WORK TO BE COMPLETED
Copy all lines below exactly as written. Leave pictures out.

DATASET EXCERPT
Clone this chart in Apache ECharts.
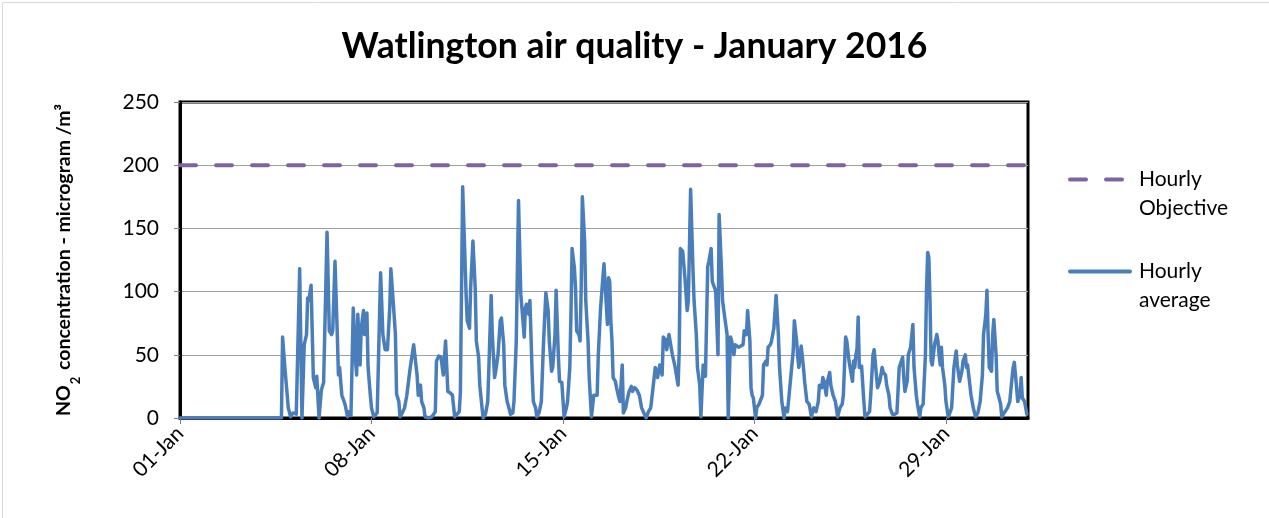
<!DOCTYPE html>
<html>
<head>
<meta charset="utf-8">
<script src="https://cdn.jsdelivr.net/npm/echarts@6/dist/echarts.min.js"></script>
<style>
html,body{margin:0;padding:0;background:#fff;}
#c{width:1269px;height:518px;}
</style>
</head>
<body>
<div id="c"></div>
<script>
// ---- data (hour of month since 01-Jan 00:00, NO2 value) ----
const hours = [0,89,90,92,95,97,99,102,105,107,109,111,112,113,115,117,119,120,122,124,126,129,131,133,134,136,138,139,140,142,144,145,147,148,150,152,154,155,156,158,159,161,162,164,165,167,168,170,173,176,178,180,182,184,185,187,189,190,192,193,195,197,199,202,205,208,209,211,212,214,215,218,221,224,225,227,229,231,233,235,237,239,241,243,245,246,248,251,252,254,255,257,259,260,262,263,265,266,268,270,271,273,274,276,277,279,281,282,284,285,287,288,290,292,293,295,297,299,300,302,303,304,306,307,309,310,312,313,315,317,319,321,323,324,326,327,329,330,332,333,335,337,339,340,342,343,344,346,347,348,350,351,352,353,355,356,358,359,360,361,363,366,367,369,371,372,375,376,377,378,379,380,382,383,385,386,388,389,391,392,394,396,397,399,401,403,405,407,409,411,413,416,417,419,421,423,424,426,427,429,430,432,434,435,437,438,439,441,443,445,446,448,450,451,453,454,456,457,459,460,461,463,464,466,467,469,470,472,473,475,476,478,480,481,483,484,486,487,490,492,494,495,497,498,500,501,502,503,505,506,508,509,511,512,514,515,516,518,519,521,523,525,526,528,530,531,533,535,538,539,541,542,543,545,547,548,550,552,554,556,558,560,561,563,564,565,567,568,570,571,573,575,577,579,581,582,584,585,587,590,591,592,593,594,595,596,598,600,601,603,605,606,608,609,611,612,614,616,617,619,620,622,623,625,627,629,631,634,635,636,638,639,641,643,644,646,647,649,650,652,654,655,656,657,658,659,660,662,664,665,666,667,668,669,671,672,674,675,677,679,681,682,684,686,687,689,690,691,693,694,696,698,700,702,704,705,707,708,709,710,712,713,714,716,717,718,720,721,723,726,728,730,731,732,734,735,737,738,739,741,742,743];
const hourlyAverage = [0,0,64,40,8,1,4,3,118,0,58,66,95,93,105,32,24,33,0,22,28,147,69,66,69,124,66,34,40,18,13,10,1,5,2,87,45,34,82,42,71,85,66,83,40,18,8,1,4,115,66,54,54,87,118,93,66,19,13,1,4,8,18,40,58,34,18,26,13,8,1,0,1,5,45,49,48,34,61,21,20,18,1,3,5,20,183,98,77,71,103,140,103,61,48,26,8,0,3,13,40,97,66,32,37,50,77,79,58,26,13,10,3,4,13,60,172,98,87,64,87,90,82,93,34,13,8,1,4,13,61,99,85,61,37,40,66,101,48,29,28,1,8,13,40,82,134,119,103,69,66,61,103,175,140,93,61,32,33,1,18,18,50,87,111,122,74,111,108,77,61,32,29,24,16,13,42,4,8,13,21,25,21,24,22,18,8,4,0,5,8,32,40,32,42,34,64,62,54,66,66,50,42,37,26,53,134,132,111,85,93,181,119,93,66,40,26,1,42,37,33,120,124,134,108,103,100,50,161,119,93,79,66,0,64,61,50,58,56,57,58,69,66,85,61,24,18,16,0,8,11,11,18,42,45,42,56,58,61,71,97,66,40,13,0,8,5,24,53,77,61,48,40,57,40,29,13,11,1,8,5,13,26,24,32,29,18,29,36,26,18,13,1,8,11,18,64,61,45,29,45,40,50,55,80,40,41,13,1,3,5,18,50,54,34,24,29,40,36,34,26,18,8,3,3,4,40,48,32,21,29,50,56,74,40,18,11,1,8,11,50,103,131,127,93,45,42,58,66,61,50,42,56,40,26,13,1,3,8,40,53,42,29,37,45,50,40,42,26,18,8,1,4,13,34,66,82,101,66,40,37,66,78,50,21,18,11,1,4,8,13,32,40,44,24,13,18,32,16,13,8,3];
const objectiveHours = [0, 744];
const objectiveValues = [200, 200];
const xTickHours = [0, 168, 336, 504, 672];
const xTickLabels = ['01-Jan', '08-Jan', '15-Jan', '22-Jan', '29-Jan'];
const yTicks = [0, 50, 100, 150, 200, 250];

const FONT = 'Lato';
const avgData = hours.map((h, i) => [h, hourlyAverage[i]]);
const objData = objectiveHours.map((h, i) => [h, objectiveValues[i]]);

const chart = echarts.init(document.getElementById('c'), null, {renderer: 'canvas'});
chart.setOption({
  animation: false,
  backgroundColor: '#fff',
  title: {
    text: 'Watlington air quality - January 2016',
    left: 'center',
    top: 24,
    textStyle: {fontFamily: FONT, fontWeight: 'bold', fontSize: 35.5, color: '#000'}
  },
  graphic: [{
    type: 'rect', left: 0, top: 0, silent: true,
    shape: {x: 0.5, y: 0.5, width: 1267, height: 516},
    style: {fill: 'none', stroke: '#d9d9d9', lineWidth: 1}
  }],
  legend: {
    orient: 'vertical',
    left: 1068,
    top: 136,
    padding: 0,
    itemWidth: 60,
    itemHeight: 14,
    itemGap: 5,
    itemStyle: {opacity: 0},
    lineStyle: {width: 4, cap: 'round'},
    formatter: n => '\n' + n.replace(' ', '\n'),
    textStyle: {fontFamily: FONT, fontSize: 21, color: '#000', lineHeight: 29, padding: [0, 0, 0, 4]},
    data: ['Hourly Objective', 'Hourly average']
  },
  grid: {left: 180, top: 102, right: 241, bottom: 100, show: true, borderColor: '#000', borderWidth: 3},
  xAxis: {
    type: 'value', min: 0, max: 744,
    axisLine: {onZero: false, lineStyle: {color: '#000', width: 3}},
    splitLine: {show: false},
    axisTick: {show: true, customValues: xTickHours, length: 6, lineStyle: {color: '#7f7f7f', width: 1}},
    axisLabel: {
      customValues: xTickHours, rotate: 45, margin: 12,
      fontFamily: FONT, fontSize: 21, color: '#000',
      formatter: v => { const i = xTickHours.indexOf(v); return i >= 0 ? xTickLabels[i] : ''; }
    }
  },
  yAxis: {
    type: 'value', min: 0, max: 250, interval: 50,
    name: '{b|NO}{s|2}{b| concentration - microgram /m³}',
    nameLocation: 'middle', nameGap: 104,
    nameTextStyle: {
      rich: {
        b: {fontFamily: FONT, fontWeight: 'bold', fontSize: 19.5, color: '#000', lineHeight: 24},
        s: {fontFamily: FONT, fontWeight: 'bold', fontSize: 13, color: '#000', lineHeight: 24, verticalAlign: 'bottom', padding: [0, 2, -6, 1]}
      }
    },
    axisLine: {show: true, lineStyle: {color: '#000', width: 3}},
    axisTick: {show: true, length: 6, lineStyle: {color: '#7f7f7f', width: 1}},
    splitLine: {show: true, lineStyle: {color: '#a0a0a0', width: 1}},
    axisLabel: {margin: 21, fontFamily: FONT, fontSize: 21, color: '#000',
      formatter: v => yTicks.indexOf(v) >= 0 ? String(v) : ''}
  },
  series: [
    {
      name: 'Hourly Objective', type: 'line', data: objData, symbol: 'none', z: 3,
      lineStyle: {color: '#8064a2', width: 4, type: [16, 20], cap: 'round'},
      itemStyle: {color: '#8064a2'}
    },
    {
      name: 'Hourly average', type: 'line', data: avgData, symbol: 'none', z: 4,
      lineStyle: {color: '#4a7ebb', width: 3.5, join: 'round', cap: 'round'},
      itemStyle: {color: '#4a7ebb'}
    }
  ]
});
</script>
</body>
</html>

OUTPUT FOR THIS TASK
Clone this chart in Apache ECharts.
<!DOCTYPE html>
<html>
<head>
<meta charset="utf-8">
<script src="https://cdn.jsdelivr.net/npm/echarts@6/dist/echarts.min.js"></script>
<style>
html,body{margin:0;padding:0;background:#fff;}
#c{width:1269px;height:518px;}
</style>
</head>
<body>
<div id="c"></div>
<script>
// ---- data (hour of month since 01-Jan 00:00, NO2 value) ----
const hours = [0,89,90,92,95,97,99,102,105,107,109,111,112,113,115,117,119,120,122,124,126,129,131,133,134,136,138,139,140,142,144,145,147,148,150,152,154,155,156,158,159,161,162,164,165,167,168,170,173,176,178,180,182,184,185,187,189,190,192,193,195,197,199,202,205,208,209,211,212,214,215,218,221,224,225,227,229,231,233,235,237,239,241,243,245,246,248,251,252,254,255,257,259,260,262,263,265,266,268,270,271,273,274,276,277,279,281,282,284,285,287,288,290,292,293,295,297,299,300,302,303,304,306,307,309,310,312,313,315,317,319,321,323,324,326,327,329,330,332,333,335,337,339,340,342,343,344,346,347,348,350,351,352,353,355,356,358,359,360,361,363,366,367,369,371,372,375,376,377,378,379,380,382,383,385,386,388,389,391,392,394,396,397,399,401,403,405,407,409,411,413,416,417,419,421,423,424,426,427,429,430,432,434,435,437,438,439,441,443,445,446,448,450,451,453,454,456,457,459,460,461,463,464,466,467,469,470,472,473,475,476,478,480,481,483,484,486,487,490,492,494,495,497,498,500,501,502,503,505,506,508,509,511,512,514,515,516,518,519,521,523,525,526,528,530,531,533,535,538,539,541,542,543,545,547,548,550,552,554,556,558,560,561,563,564,565,567,568,570,571,573,575,577,579,581,582,584,585,587,590,591,592,593,594,595,596,598,600,601,603,605,606,608,609,611,612,614,616,617,619,620,622,623,625,627,629,631,634,635,636,638,639,641,643,644,646,647,649,650,652,654,655,656,657,658,659,660,662,664,665,666,667,668,669,671,672,674,675,677,679,681,682,684,686,687,689,690,691,693,694,696,698,700,702,704,705,707,708,709,710,712,713,714,716,717,718,720,721,723,726,728,730,731,732,734,735,737,738,739,741,742,743];
const hourlyAverage = [0,0,64,40,8,1,4,3,118,0,58,66,95,93,105,32,24,33,0,22,28,147,69,66,69,124,66,34,40,18,13,10,1,5,2,87,45,34,82,42,71,85,66,83,40,18,8,1,4,115,66,54,54,87,118,93,66,19,13,1,4,8,18,40,58,34,18,26,13,8,1,0,1,5,45,49,48,34,61,21,20,18,1,3,5,20,183,98,77,71,103,140,103,61,48,26,8,0,3,13,40,97,66,32,37,50,77,79,58,26,13,10,3,4,13,60,172,98,87,64,87,90,82,93,34,13,8,1,4,13,61,99,85,61,37,40,66,101,48,29,28,1,8,13,40,82,134,119,103,69,66,61,103,175,140,93,61,32,33,1,18,18,50,87,111,122,74,111,108,77,61,32,29,24,16,13,42,4,8,13,21,25,21,24,22,18,8,4,0,5,8,32,40,32,42,34,64,62,54,66,66,50,42,37,26,53,134,132,111,85,93,181,119,93,66,40,26,1,42,37,33,120,124,134,108,103,100,50,161,119,93,79,66,0,64,61,50,58,56,57,58,69,66,85,61,24,18,16,0,8,11,11,18,42,45,42,56,58,61,71,97,66,40,13,0,8,5,24,53,77,61,48,40,57,40,29,13,11,1,8,5,13,26,24,32,29,18,29,36,26,18,13,1,8,11,18,64,61,45,29,45,40,50,55,80,40,41,13,1,3,5,18,50,54,34,24,29,40,36,34,26,18,8,3,3,4,40,48,32,21,29,50,56,74,40,18,11,1,8,11,50,103,131,127,93,45,42,58,66,61,50,42,56,40,26,13,1,3,8,40,53,42,29,37,45,50,40,42,26,18,8,1,4,13,34,66,82,101,66,40,37,66,78,50,21,18,11,1,4,8,13,32,40,44,24,13,18,32,16,13,8,3];
const objectiveHours = [0, 744];
const objectiveValues = [200, 200];
const xTickHours = [0, 168, 336, 504, 672];
const xTickLabels = ['01-Jan', '08-Jan', '15-Jan', '22-Jan', '29-Jan'];
const yTicks = [0, 50, 100, 150, 200, 250];

const FONT = 'Lato';
const avgData = hours.map((h, i) => [h, hourlyAverage[i]]);
const objData = objectiveHours.map((h, i) => [h, objectiveValues[i]]);

const chart = echarts.init(document.getElementById('c'), null, {renderer: 'canvas'});
chart.setOption({
  animation: false,
  backgroundColor: '#fff',
  title: {
    text: 'Watlington air quality - January 2016',
    left: 'center',
    top: 24,
    textStyle: {fontFamily: FONT, fontWeight: 'bold', fontSize: 35.5, color: '#000'}
  },
  graphic: [{
    type: 'rect', left: 0, top: 0, silent: true,
    shape: {x: 0.5, y: 0.5, width: 1267, height: 516},
    style: {fill: 'none', stroke: '#d9d9d9', lineWidth: 1}
  }],
  legend: {
    orient: 'vertical',
    left: 1068,
    top: 136,
    padding: 0,
    itemWidth: 60,
    itemHeight: 14,
    itemGap: 5,
    itemStyle: {opacity: 0},
    lineStyle: {width: 4, cap: 'round'},
    formatter: n => '\n' + n.replace(' ', '\n'),
    textStyle: {fontFamily: FONT, fontSize: 21, color: '#000', lineHeight: 29, padding: [0, 0, 0, 4]},
    data: ['Hourly Objective', 'Hourly average']
  },
  grid: {left: 180, top: 102, right: 241, bottom: 100, show: true, borderColor: '#000', borderWidth: 3},
  xAxis: {
    type: 'value', min: 0, max: 744,
    axisLine: {onZero: false, lineStyle: {color: '#000', width: 3}},
    splitLine: {show: false},
    axisTick: {show: true, customValues: xTickHours, length: 6, lineStyle: {color: '#7f7f7f', width: 1}},
    axisLabel: {
      customValues: xTickHours, rotate: 45, margin: 12,
      fontFamily: FONT, fontSize: 21, color: '#000',
      formatter: v => { const i = xTickHours.indexOf(v); return i >= 0 ? xTickLabels[i] : ''; }
    }
  },
  yAxis: {
    type: 'value', min: 0, max: 250, interval: 50,
    name: '{b|NO}{s|2}{b| concentration - microgram /m³}',
    nameLocation: 'middle', nameGap: 104,
    nameTextStyle: {
      rich: {
        b: {fontFamily: FONT, fontWeight: 'bold', fontSize: 19.5, color: '#000', lineHeight: 24},
        s: {fontFamily: FONT, fontWeight: 'bold', fontSize: 13, color: '#000', lineHeight: 24, verticalAlign: 'bottom', padding: [0, 2, -6, 1]}
      }
    },
    axisLine: {show: true, lineStyle: {color: '#000', width: 3}},
    axisTick: {show: true, length: 6, lineStyle: {color: '#7f7f7f', width: 1}},
    splitLine: {show: true, lineStyle: {color: '#a0a0a0', width: 1}},
    axisLabel: {margin: 21, fontFamily: FONT, fontSize: 21, color: '#000',
      formatter: v => yTicks.indexOf(v) >= 0 ? String(v) : ''}
  },
  series: [
    {
      name: 'Hourly Objective', type: 'line', data: objData, symbol: 'none', z: 3,
      lineStyle: {color: '#8064a2', width: 4, type: [16, 20], cap: 'round'},
      itemStyle: {color: '#8064a2'}
    },
    {
      name: 'Hourly average', type: 'line', data: avgData, symbol: 'none', z: 4,
      lineStyle: {color: '#4a7ebb', width: 3.5, join: 'round', cap: 'round'},
      itemStyle: {color: '#4a7ebb'}
    }
  ]
});
</script>
</body>
</html>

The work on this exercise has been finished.